Showing posts with label soldiers girl. Show all posts
Showing posts with label soldiers girl. Show all posts

Tuesday, March 2, 2010

20 Months

It's hard for me to believe that we are closing in on my husband's 2nd Alive Day. I never thought we would be here for 2 years. It feels like we're so close to the next chapter, the end is in sight but we're still not quite there. We've been talking about my moving with one or both of the kids over the summer, so we won't have to have our daughter switch schools in the middle of the year. I said something to my counselor about it and she thought I was talking about a marital separation. I'm not looking forward to living in separate states, but being a military family, I guess we're just accustomed to being apart. That aside, we just have to get on with our lives and I need to get back to working full time again and find a house, etc. It feels like our lives have been on hold for 20 months. 20 months and 20 surgeries, and surprise, there's another one coming up. Soon it will be 21 months and 21 surgeries.

Not to be outdone, I'll be having surgery myself later this month. I've decided that I hate been and having the metabolism of a teenager and would prefer to have no metabolism at all. All kidding aside, I'm having a thyroidectomy to treat my Graves' Disease. I could've had it treated with RAI, and not be cut open but without going into detail, I think surgery is the right option for me. It's certainly not an overnight decision, in fact, I've been thinking about it for about 4 years now.

Today I finally did something that I've also been talking about since my husband was released from the hospital. I went to the spa on post and had a deep tissue massage and a deluxe pedicure. Eight years ago, I was diagnosed with fibromyalgia. It used to bother me a lot more but now it's more infrequent, but when I have a flare up, it's still pretty uncomfortable. The best way I that I can describe it is that it's like a nauseating pain and achy feeling.
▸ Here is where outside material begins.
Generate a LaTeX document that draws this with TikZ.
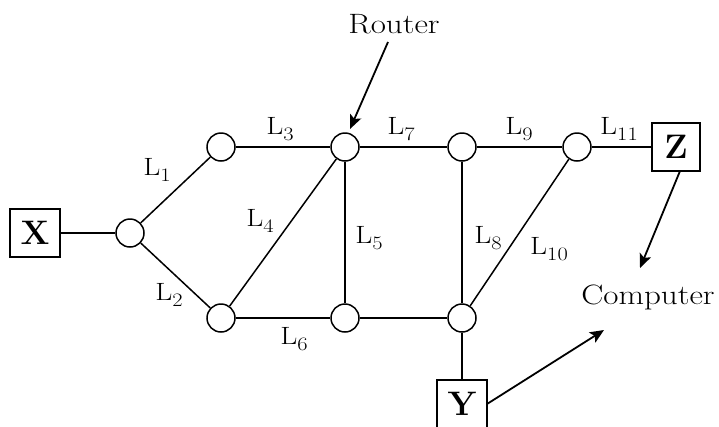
\documentclass[tikz,border=0pt]{standalone}
\usepackage{fontspec}
\usetikzlibrary{arrows.meta}
\newcommand{\widetxt}[1]{\scalebox{1.18}[1]{#1}}
\newcommand{\lnk}[1]{\widetxt{L\lower6pt\hbox{\fontsize{19}{19}\selectfont #1}}}
\begin{document}
\begin{tikzpicture}[x=1pt,y=-1pt,
  router/.style={circle,draw,line width=1.5pt,minimum size=28pt,inner sep=0pt,fill=white},
  endbox/.style={rectangle,draw,line width=1.5pt,minimum width=50pt,minimum height=48pt,inner sep=0pt,fill=white,font=\fontsize{34}{36}\selectfont\bfseries},
  link/.style={line width=1.5pt},
  lab/.style={inner sep=0pt,font=\fontsize{25}{28}\selectfont},
  word/.style={inner sep=0pt,font=\fontsize{28}{32}\selectfont},
  pointer/.style={line width=1.8pt,-{Stealth[length=14pt,width=12pt,inset=3pt]}}]
\useasboundingbox (0,0) rectangle (719,426);
% nodes
\node[endbox] (X) at (35,233) {X};
\node[router] (A) at (130,233) {};
\node[router] (B) at (221,147) {};
\node[router] (C) at (221,318) {};
\node[router] (D) at (345,147) {};
\node[router] (E) at (345,318) {};
\node[router] (F) at (462,147) {};
\node[router] (G) at (462,318) {};
\node[router] (H) at (577,147) {};
\node[endbox,minimum width=48pt] (Z) at (676,147) {Z};
\node[endbox] (Y) at (462,404) {Y};
% links
\draw[link] (X) -- (A);
\draw[link] (A) -- (B);
\draw[link] (A) -- (C);
\draw[link] (B) -- (D);
\draw[link] (C) -- (D);
\draw[link] (D) -- (E);
\draw[link] (C) -- (E);
\draw[link] (D) -- (F);
\draw[link] (E) -- (G);
\draw[link] (F) -- (G);
\draw[link] (F) -- (H);
\draw[link] (G) -- (H);
\draw[link] (H) -- (Z);
\draw[link] (G) -- (Y);
% link labels
\node[lab] (l1) at (157,170) {\lnk{1}};
\node[lab] (l2) at (169,295) {\lnk{2}};
\node[lab] (l3) at (280,129) {\lnk{3}};
\node[lab] (l4) at (260,221) {\lnk{4}};
\node[lab] (l5) at (369,238) {\lnk{5}};
\node[lab] (l6) at (294,339) {\lnk{6}};
\node[lab] (l7) at (401,129) {\lnk{7}};
\node[lab] (l8) at (488,238) {\lnk{8}};
\node[lab] (l9) at (519,129) {\lnk{9}};
\node[lab] (l10) at (549,249) {\lnk{10}};
\node[lab] (l11) at (619,129) {\lnk{11}};
% words and pointers
\node[word] (router) at (394,24) {\widetxt{Router}};
\node[word] (computer) at (648,297) {\widetxt{Computer}};
\coordinate (rs) at (388,42);
\coordinate (rt) at (350,129);
\coordinate (zs) at (680,171);
\coordinate (zc) at (640,268);
\coordinate (ys) at (487,404);
\coordinate (yc) at (604,330);
\draw[pointer] (rs) -- (rt);
\draw[pointer] (zs) -- (zc);
\draw[pointer] (ys) -- (yc);
\end{tikzpicture}
\end{document}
I have these trigger points that are very painful when pressure is applied to them and that's exactly what I had done today. I've read that a deep tissue massage is a good choice for fibromyalgia patients but painful and it was indeed painful and I'm definitely tender but surviving just fine. What put it into perspective for me and made me realize that it was pretty trivial, was when my massage therapist was telling me about one of his regular clients who is a wounded warrior who lost both of his arms and both legs overseas. It really makes you feel grateful for what you have.

Tuesday, September 2, 2008

Today makes 2 months in the hospital.

Paul had his arm unattached from his side last Thursday and the doctors were happy that he was healing up better than they expected. Unfortunately while he went into the hospital with one injury, he will be leaving with two and a whole lot of scarring. His side is in pretty bad shape from all the infections (there ended up being more than 2, a bunch of smaller ones kept invading him) and he still has staples and stitches that will have to come out. As of right now he still has two drains coming out of his side that they are hoping to take out at some time today. His arm looks like it swallowed a tennis ball because it sticks out in a rounded shape where the new section is. So rather than sinking in like it did before it sticks out and is still stitched all around it.

I honestly don't think either one of them look bad but Paul has times where he gets pissed that he's going to be disfigured for the rest of his life (his words, not mine). I know he's going through a lot of different emotions about this and that it's normal and all but it's hard to watch someone you love dealing with this stuff and not being able to fix things. He's ready to get out of the hospital and go home and get back to driving a car and doing his every day normal things and I think he's going to be a bit surprised at how tough some things are going to be for him. He insists on not going back to the hotel when we have a perfectly good house to move into but the WTU may have other plans and want to keep him close by. That should be an interesting battle.

I did finally meet up with one of the other spouses here from the unit. Her husband is in pretty bad shape with 52% of his body being burned and losing part of his arm. Yet he's doing really well from the sounds of it and still doing his best to joke around with his wife through all the tubes in his throat. I can tell just by talking to his wife that they'll be alright and will get though this. She was telling me of another spouse who saw her badly burned husband and decided that she couldn't handle it because he didn't look like the man she married so she left her ring by his bed and left their kids with his parents. A month or so later the guy had died. I can't imagine what goes through some of these guys minds to not have their families by their side every step of the way. I know a lot of them have to be worried that their wives are going to reject them because of the way they look now. That's one of the reasons I keep telling Paul that his arm and side aren't that big of a deal. It's not to minimize it or anything like that but I just want to remind him that we can deal with this and that things will be okay.

Hopefully the next update I post will be to say that he's gotten out of the hospital. That was supposed to happen today but we still haven't heard yet what's going on.